Share

Friday, 11 March 2016

Killing flies

Over the past few days I've been remembering days from my youth in great detail.
I have a feeling this is due to my change in approach to the completed years of my mental calendar. I have images pinned to every day of 2012, 2013, 2014 and 2015. Each calendar is complete and unchanging - the past is set in stone, even if memories may be reinterpreted in light of later events. I'm treating these as a landscape I can walk over, finding it familiar and welcoming, rather than a challenging feat of memory to recall each separate image.

These years also have become more significant as, following the death of David Bowie, I am imagining how it would be if I had about 18 months to live. I picked a date in May 2017 - not with the intention of really dying, but imagining that is when my mental calendar ends. This has had quite a profound effect in bringing home that the years of my mental calendar are all I have - even if I don't know how many there are to come.

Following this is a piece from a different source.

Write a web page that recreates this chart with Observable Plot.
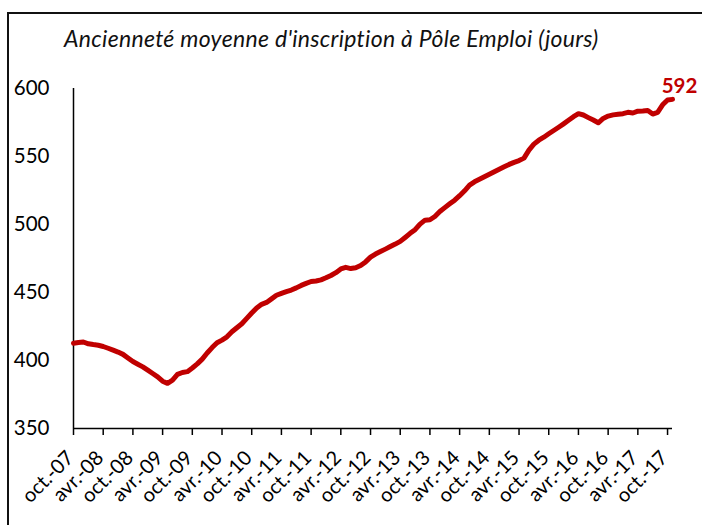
<!DOCTYPE html>
<html><head><meta charset="utf-8">
<script src="https://cdn.jsdelivr.net/npm/d3@7"></script>
<script src="https://cdn.jsdelivr.net/npm/@observablehq/plot@0.6"></script>
<style>
html,body{margin:0;padding:0;background:#fff;overflow:hidden;width:702px;height:525px;}
#wrap{position:relative;width:702px;height:525px;overflow:hidden;}
#frame{position:absolute;left:7px;top:12px;width:800px;height:600px;border:2px solid #111;box-sizing:border-box;}
#title{position:absolute;left:64px;top:25px;font-family:Lato;font-style:italic;font-size:23px;letter-spacing:0.3px;line-height:26px;color:#111;white-space:nowrap;}
#chart{position:absolute;left:0;top:66px;}
</style></head><body>
<div id="wrap"><div id="frame"></div><div id="title">Ancienneté moyenne d'inscription à Pôle Emploi (jours)</div><div id="chart"></div></div>
<script>
// Monthly values, Oct 2007 -> Nov 2017 (month index 0..121)
const values = [
  412.7, 413.2, 413.6, 412.3, 411.7, 411.2, 410.3, 409.0, 407.6, 406.2, 404.5, 401.8,
  399.2, 397.3, 395.3, 392.9, 390.4, 388.0, 384.8, 383.2, 385.5, 389.8, 391.2, 391.8,
  394.5, 397.5, 401.0, 405.5, 409.5, 413.1, 415.0, 417.4, 421.1, 424.1, 427.0, 431.0,
  434.9, 438.6, 441.3, 442.7, 445.3, 448.0, 449.4, 450.7, 451.8, 453.4, 455.2, 456.7,
  458.1, 458.5, 459.3, 460.8, 462.5, 464.6, 467.3, 468.5, 467.6, 468.2, 469.8, 472.5,
  476.0, 478.3, 480.1, 481.9, 483.8, 485.6, 487.6, 490.5, 493.5, 496.2, 500.3, 503.2,
  503.5, 505.9, 509.5, 512.4, 515.2, 517.9, 521.2, 524.8, 529.0, 531.4, 533.2, 535.1,
  536.9, 538.8, 540.6, 542.4, 544.2, 545.7, 547.0, 548.8, 554.7, 559.1, 562.0, 564.2,
  566.7, 569.1, 571.5, 574.0, 576.6, 579.3, 581.5, 580.5, 578.6, 576.8, 574.8, 578.0,
  579.7, 580.6, 581.1, 581.5, 582.5, 582.0, 583.3, 583.5, 583.8, 581.2, 582.5, 588.0,
  591.6, 592.0
];
const xTickLabels = ["oct.-07","avr.-08","oct.-08","avr.-09","oct.-09","avr.-10","oct.-10",
  "avr.-11","oct.-11","avr.-12","oct.-12","avr.-13","oct.-13","avr.-14","oct.-14","avr.-15",
  "oct.-15","avr.-16","oct.-16","avr.-17","oct.-17"];
const yTicks = [350, 400, 450, 500, 550, 600];
const lastValueLabel = ["592"];

const data = values.map((v, i) => ({month: i, value: v}));
const xTicks = xTickLabels.map((_, k) => k * 6);
const last = data[data.length - 1];
const red = "#C00000";

const chart = Plot.plot({
  width: 702,
  height: 459,
  marginLeft: 73,
  marginRight: 30,
  marginTop: 22,
  marginBottom: 97,
  style: {fontFamily: "Lato", color: "#000", background: "transparent", overflow: "visible"},
  x: {domain: [0, values.length - 1]},
  y: {domain: [350, 600]},
  marks: [
    Plot.axisY({ticks: yTicks, tickSize: 0, tickPadding: 24, fontSize: 20.5, label: null}),
    // tick marks only
    Plot.axisX({ticks: xTicks, tickFormat: () => "", tickSize: 7, label: null, strokeWidth: 1.5}),
    // rotated tick labels
    Plot.axisX({ticks: xTicks, tickFormat: d => xTickLabels[d / 6], tickRotate: -45, tickSize: 0,
      tickPadding: 26, fontSize: 20, dx: -3, label: null}),
    Plot.ruleX([0], {stroke: "#000", strokeWidth: 1.5}),
    Plot.ruleY([350], {stroke: "#000", strokeWidth: 1.5}),
    Plot.line(data, {x: "month", y: "value", stroke: red, strokeWidth: 5, strokeLinejoin: "round", strokeLinecap: "round"}),
    Plot.text([last], {x: "month", y: "value", text: () => lastValueLabel[0], fill: red, fontWeight: "bold",
      fontSize: 20.5, dx: 7, dy: -13})
  ]
});
document.getElementById("chart").appendChild(chart);
</script>
</body></html>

Trying to kill a mosquito this week, I suddenly remembered being a child on holiday with the family in a caravan and killing blue bottles that had invaded our caravan. My brother and I thought it was hilarious fun, until my mother pointed out we were killing living creatures. For many years, I would then chase flies out the window if I could, rather than swat them. Killing mosquitoes, however, is justifiable homicide (or mosquicide).

This memory is very clear, and probably comes from when I was 11, given the age of my brother in the memory and my recollection it was a particularly hot summer. I have probably not recalled this memory for many years, if at all. But it is as vivid as any of those I have consciously pinned to my mental calendar as memory tags to remember every day that passes.

This recollection triggered many other equally vivid memories of my family, some from even further back. Since then, other memories from the more distant past keep popping into my consciousness.

Of course, I would sometimes remember past memories before I began this process.

This week it seems they are coming to me without effort. This is a side effect I will continue to monitor.